Have you ever thought about what makes someone a good friend, an empathic listener, or a supportive colleague or family member? One of the keys to these contexts is learning how to read someone else's emotions and respond to them appropriately. For some people, emotion identification comes naturally, but many children need a lot of practice and even explicit instruction in how to identify and think about another person's feelings. The more chances children get to work on this skill, the better equipped they will be to handle challenges that come up. In this lesson, you will find activities that help children learn about and practice identifying and responding to other people's emotions.

Emotion Identification Activities

Pictures of Faces

This is a great activity for students who respond well to images and like to learn by using visuals. Begin your preparation by taking a series of candid snapshots of children in your class. Try to zoom in on their facial expressions. Alternatively, you can use images from the internet or magazines. Break your students into small groups, and give each group a packet of the same images. Have them work together to look at each picture and answer the following questions:

  • What feeling is the kid in this picture having?
  • When is a time that I have had this feeling?
  • How would I act toward someone who is having this feeling?

At the end of the period, bring your students together and have them share what they came up with, comparing and contrasting their 'reads' of the emotions in the picture.

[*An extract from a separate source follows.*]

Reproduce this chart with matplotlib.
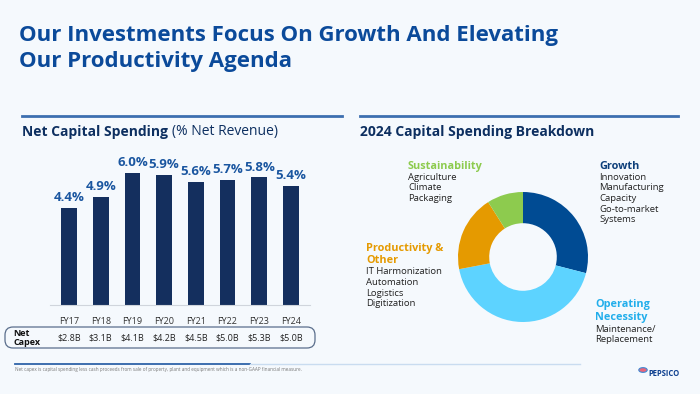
import matplotlib
matplotlib.use("Agg")
import matplotlib.pyplot as plt
from matplotlib.patches import FancyBboxPatch, Circle
from matplotlib.lines import Line2D
from matplotlib.transforms import blended_transform_factory

plt.rcParams['font.family'] = ['Open Sans', 'DejaVu Sans']

# Данные: чистые капзатраты (% от выручки)
years = ['FY17', 'FY18', 'FY19', 'FY20', 'FY21', 'FY22', 'FY23', 'FY24']
capex_pct = [4.4, 4.9, 6.0, 5.9, 5.6, 5.7, 5.8, 5.4]
capex_usd = ['$2.8B', '$3.1B', '$4.1B', '$4.2B', '$4.5B', '$5.0B', '$5.3B', '$5.0B']

# Структура капзатрат 2024 (доли, по часовой от 12 часов)
segments = ['Growth', 'Operating Necessity', 'Productivity & Other', 'Sustainability']
shares = [29, 43, 19, 9]
seg_colors = ['#004B93', '#5DD3FF', '#E59A00', '#8DCB4E']

W, H = 700, 394
bg = '#F5F9FD'
navy = '#0D2F60'
blue = '#0B4A9A'

fig = plt.figure(figsize=(7, 3.94), dpi=100, facecolor=bg)


def fx(px):
    return px / W


def fy(py):
    return 1 - py / H


# Заголовок
fig.text(fx(19), fy(36), 'Our Investments Focus On Growth And Elevating',
         fontsize=16, fontweight='bold', color=blue, va='center')
fig.text(fx(19), fy(62), 'Our Productivity Agenda',
         fontsize=16, fontweight='bold', color=blue, va='center')

# Разделительные линии над подзаголовками
fig.add_artist(Line2D([fx(22), fx(342)], [fy(116), fy(116)], color='#3D6FB0', lw=2))
fig.add_artist(Line2D([fx(360), fx(678)], [fy(116), fy(116)], color='#3D6FB0', lw=2))

t1 = fig.text(fx(22), fy(132), 'Net Capital Spending', fontsize=10, fontweight='bold',
              color=navy, va='center')
fig.add_artist(plt.Annotation('(% Net Revenue)', xy=(1, 0.5), xycoords=t1,
                              xytext=(3, 0), textcoords='offset points',
                              fontsize=10, color=navy, va='center'))
fig.text(fx(360), fy(132), '2024 Capital Spending Breakdown', fontsize=10,
         fontweight='bold', color=navy, va='center')

# Столбчатая диаграмма
ax = fig.add_axes([fx(50), fy(305), fx(260), (305 - 151) / H])
ax.set_facecolor('none')
x = list(range(len(years)))
ax.bar(x, capex_pct, width=0.5, color='#142F5E')
for xi, v in zip(x, capex_pct):
    ax.text(xi, v + 0.17, f'{v:.1f}%', ha='center', va='bottom', fontsize=9.5,
            fontweight='bold', color='#1A56A0')
ax.set_xlim(-0.6, 7.6)
ax.set_ylim(0, 7.0)
for s in ['top', 'right', 'left']:
    ax.spines[s].set_visible(False)
ax.spines['bottom'].set_color('#D0D5DC')
ax.set_yticks([])
ax.set_xticks(x)
ax.set_xticklabels(years, fontsize=6.5, color='#333333')
ax.tick_params(axis='x', length=0, pad=9)

tr = blended_transform_factory(ax.transData, fig.transFigure)
for xi, v in zip(x, capex_usd):
    ax.text(xi, fy(338), v, transform=tr, ha='center', va='center', fontsize=6.5,
            color='#222222')
fig.text(fx(13), fy(338), 'Net\nCapex', fontsize=6.5, fontweight='bold',
         color='#111111', va='center', linespacing=1.1)

box = FancyBboxPatch((0.05, 0.46), 3.10, 0.21, boxstyle='round,pad=0,rounding_size=0.08',
                     transform=fig.dpi_scale_trans, facecolor='none',
                     edgecolor='#5A6E8C', lw=0.9)
fig.add_artist(box)

# Кольцевая диаграмма
r = 65
axp = fig.add_axes([fx(523 - 75), fy(257 + 75), fx(150), 150 / H])
axp.pie(shares, colors=seg_colors, startangle=90, counterclock=False,
        wedgeprops=dict(width=0.48, edgecolor='none'))
axp.set_xlim(-75 / r, 75 / r)
axp.set_ylim(-75 / r, 75 / r)
axp.set_aspect('equal')
axp.axis('off')

label_blocks = [
    (408, 166, ['Sustainability'], ['Agriculture', 'Climate', 'Packaging'], seg_colors[3]),
    (599, 166, ['Growth'], ['Innovation', 'Manufacturing', 'Capacity', 'Go-to-market', 'Systems'],
     '#0D3F7A'),
    (366, 248, ['Productivity &', 'Other'], ['IT Harmonization', 'Automation', 'Logistics',
                                             'Digitization'], seg_colors[2]),
    (595, 305, ['Operating', 'Necessity'], ['Maintenance/', 'Replacement'], '#22AEEB'),
]
for lx, ly, heads, items, col in label_blocks:
    yy = ly
    for h in heads:
        fig.text(fx(lx), fy(yy), h, fontsize=7.8, fontweight='bold', color=col, va='center')
        yy += 12.5
    yy -= 1
    for it in items:
        fig.text(fx(lx), fy(yy), it, fontsize=6.8, color='#222222', va='center')
        yy += 10.5

# Подвал
fig.add_artist(Line2D([fx(15), fx(250)], [fy(364), fy(364)], color='#2E63A8', lw=1.3))
fig.add_artist(Line2D([fx(250), fx(580)], [fy(364), fy(364)], color='#C9DCF0', lw=1.0))
fig.text(fx(15), fy(370), 'Net capex is capital spending less cash proceeds from sale of '
         'property, plant and equipment which is a non-GAAP financial measure.',
         fontsize=3.3, color='#777777', va='center')
fig.add_artist(Circle((fx(643), fy(370)), 0.006, transform=fig.transFigure,
                      facecolor='#E8657A', edgecolor='#3E8BD6', lw=0.8))
fig.text(fx(648), fy(374), 'PEPSICO', fontsize=5.5, fontweight='bold', color='#0D3F8F',
         va='center')

plt.savefig('out.png', dpi=100, facecolor=bg)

Emotional Response Role Play

This activity is well-suited to kinesthetic learners, those who like to use their bodies or have a particularly dramatic flair. Gather your whole class together for this activity. In an envelope, put slips of paper with emotion on them. Some examples might be 'happy', 'excited', 'sad', 'angry', 'jealous', 'scared', and 'worried'. Ask one student to come to the front of the room and choose a slip of paper. He or she should think for a minute, then act out the emotion. Alternatively, you can have two students come up at a time and act out a scenario with that emotion together. When the actor or actors are done, others in the class should guess what the emotion being enacted is. Then, they should talk about how it feels to have that emotion and how they might respond to a friend, family member, or classmate who is experiencing that emotion.